◆ What the task asks ◆
Exactly as written, retype the listing below, omitting the pictures.
## Begin
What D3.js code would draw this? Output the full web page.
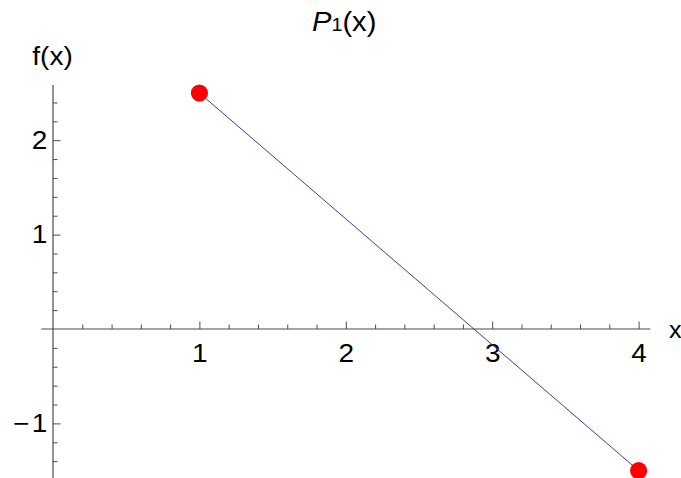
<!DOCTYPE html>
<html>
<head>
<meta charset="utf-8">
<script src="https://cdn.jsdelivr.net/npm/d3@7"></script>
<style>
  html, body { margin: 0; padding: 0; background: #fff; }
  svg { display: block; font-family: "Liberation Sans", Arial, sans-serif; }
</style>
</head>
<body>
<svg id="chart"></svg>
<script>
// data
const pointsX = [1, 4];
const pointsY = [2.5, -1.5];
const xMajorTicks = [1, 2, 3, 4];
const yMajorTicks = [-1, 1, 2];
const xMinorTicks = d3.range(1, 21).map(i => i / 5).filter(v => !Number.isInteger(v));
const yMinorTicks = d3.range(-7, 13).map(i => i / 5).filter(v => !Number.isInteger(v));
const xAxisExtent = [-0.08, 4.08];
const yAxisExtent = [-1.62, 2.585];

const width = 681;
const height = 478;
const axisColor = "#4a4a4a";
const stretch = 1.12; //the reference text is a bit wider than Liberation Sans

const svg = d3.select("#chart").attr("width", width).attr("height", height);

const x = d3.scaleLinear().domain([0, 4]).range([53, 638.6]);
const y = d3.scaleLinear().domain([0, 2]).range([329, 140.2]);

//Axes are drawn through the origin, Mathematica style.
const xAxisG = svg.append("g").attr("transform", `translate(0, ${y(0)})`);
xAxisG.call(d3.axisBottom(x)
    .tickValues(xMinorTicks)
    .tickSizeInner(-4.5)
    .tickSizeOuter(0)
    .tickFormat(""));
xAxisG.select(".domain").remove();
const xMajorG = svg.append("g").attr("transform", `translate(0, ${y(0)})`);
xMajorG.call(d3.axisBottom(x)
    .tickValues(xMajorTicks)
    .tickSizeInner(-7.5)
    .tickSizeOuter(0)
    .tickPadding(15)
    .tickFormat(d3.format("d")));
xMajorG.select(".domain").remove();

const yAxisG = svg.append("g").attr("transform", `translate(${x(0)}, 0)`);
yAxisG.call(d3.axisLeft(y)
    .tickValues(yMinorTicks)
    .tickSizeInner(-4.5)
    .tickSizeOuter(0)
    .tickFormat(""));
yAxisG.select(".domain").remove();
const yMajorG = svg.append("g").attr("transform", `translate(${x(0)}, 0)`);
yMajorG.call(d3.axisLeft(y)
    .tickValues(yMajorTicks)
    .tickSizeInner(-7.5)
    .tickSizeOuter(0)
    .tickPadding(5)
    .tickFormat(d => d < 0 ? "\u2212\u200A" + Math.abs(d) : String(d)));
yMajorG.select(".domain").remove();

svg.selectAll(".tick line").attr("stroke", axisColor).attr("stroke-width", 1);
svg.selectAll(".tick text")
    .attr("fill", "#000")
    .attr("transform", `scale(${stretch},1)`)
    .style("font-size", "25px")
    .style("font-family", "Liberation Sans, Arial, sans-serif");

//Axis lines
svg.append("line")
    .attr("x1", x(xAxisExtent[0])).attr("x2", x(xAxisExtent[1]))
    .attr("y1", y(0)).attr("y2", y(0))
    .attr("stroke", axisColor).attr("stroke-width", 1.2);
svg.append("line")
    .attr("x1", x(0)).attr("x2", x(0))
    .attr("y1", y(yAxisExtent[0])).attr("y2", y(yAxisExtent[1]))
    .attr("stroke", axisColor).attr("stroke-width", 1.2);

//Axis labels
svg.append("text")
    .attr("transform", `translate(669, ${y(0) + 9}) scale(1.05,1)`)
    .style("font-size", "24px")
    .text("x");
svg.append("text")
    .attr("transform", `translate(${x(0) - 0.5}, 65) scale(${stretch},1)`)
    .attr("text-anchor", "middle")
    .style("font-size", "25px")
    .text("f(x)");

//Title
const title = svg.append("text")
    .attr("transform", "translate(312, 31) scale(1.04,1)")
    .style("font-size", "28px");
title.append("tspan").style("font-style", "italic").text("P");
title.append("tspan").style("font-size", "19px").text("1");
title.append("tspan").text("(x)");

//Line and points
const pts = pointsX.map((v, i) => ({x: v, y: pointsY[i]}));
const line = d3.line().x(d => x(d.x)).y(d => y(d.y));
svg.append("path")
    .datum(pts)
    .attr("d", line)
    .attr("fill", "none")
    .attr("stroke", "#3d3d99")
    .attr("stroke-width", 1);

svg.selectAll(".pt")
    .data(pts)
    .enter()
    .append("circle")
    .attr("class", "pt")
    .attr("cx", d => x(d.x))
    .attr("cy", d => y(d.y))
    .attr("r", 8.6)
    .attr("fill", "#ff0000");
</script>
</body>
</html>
## End
◆ Worked solution ◆
What D3.js code would draw this? Output the full web page.
<!DOCTYPE html>
<html>
<head>
<meta charset="utf-8">
<script src="https://cdn.jsdelivr.net/npm/d3@7"></script>
<style>
  html, body { margin: 0; padding: 0; background: #fff; }
  svg { display: block; font-family: "Liberation Sans", Arial, sans-serif; }
</style>
</head>
<body>
<svg id="chart"></svg>
<script>
// data
const pointsX = [1, 4];
const pointsY = [2.5, -1.5];
const xMajorTicks = [1, 2, 3, 4];
const yMajorTicks = [-1, 1, 2];
const xMinorTicks = d3.range(1, 21).map(i => i / 5).filter(v => !Number.isInteger(v));
const yMinorTicks = d3.range(-7, 13).map(i => i / 5).filter(v => !Number.isInteger(v));
const xAxisExtent = [-0.08, 4.08];
const yAxisExtent = [-1.62, 2.585];

const width = 681;
const height = 478;
const axisColor = "#4a4a4a";
const stretch = 1.12; //the reference text is a bit wider than Liberation Sans

const svg = d3.select("#chart").attr("width", width).attr("height", height);

const x = d3.scaleLinear().domain([0, 4]).range([53, 638.6]);
const y = d3.scaleLinear().domain([0, 2]).range([329, 140.2]);

//Axes are drawn through the origin, Mathematica style.
const xAxisG = svg.append("g").attr("transform", `translate(0, ${y(0)})`);
xAxisG.call(d3.axisBottom(x)
    .tickValues(xMinorTicks)
    .tickSizeInner(-4.5)
    .tickSizeOuter(0)
    .tickFormat(""));
xAxisG.select(".domain").remove();
const xMajorG = svg.append("g").attr("transform", `translate(0, ${y(0)})`);
xMajorG.call(d3.axisBottom(x)
    .tickValues(xMajorTicks)
    .tickSizeInner(-7.5)
    .tickSizeOuter(0)
    .tickPadding(15)
    .tickFormat(d3.format("d")));
xMajorG.select(".domain").remove();

const yAxisG = svg.append("g").attr("transform", `translate(${x(0)}, 0)`);
yAxisG.call(d3.axisLeft(y)
    .tickValues(yMinorTicks)
    .tickSizeInner(-4.5)
    .tickSizeOuter(0)
    .tickFormat(""));
yAxisG.select(".domain").remove();
const yMajorG = svg.append("g").attr("transform", `translate(${x(0)}, 0)`);
yMajorG.call(d3.axisLeft(y)
    .tickValues(yMajorTicks)
    .tickSizeInner(-7.5)
    .tickSizeOuter(0)
    .tickPadding(5)
    .tickFormat(d => d < 0 ? "\u2212\u200A" + Math.abs(d) : String(d)));
yMajorG.select(".domain").remove();

svg.selectAll(".tick line").attr("stroke", axisColor).attr("stroke-width", 1);
svg.selectAll(".tick text")
    .attr("fill", "#000")
    .attr("transform", `scale(${stretch},1)`)
    .style("font-size", "25px")
    .style("font-family", "Liberation Sans, Arial, sans-serif");

//Axis lines
svg.append("line")
    .attr("x1", x(xAxisExtent[0])).attr("x2", x(xAxisExtent[1]))
    .attr("y1", y(0)).attr("y2", y(0))
    .attr("stroke", axisColor).attr("stroke-width", 1.2);
svg.append("line")
    .attr("x1", x(0)).attr("x2", x(0))
    .attr("y1", y(yAxisExtent[0])).attr("y2", y(yAxisExtent[1]))
    .attr("stroke", axisColor).attr("stroke-width", 1.2);

//Axis labels
svg.append("text")
    .attr("transform", `translate(669, ${y(0) + 9}) scale(1.05,1)`)
    .style("font-size", "24px")
    .text("x");
svg.append("text")
    .attr("transform", `translate(${x(0) - 0.5}, 65) scale(${stretch},1)`)
    .attr("text-anchor", "middle")
    .style("font-size", "25px")
    .text("f(x)");

//Title
const title = svg.append("text")
    .attr("transform", "translate(312, 31) scale(1.04,1)")
    .style("font-size", "28px");
title.append("tspan").style("font-style", "italic").text("P");
title.append("tspan").style("font-size", "19px").text("1");
title.append("tspan").text("(x)");

//Line and points
const pts = pointsX.map((v, i) => ({x: v, y: pointsY[i]}));
const line = d3.line().x(d => x(d.x)).y(d => y(d.y));
svg.append("path")
    .datum(pts)
    .attr("d", line)
    .attr("fill", "none")
    .attr("stroke", "#3d3d99")
    .attr("stroke-width", 1);

svg.selectAll(".pt")
    .data(pts)
    .enter()
    .append("circle")
    .attr("class", "pt")
    .attr("cx", d => x(d.x))
    .attr("cy", d => y(d.y))
    .attr("r", 8.6)
    .attr("fill", "#ff0000");
</script>
</body>
</html>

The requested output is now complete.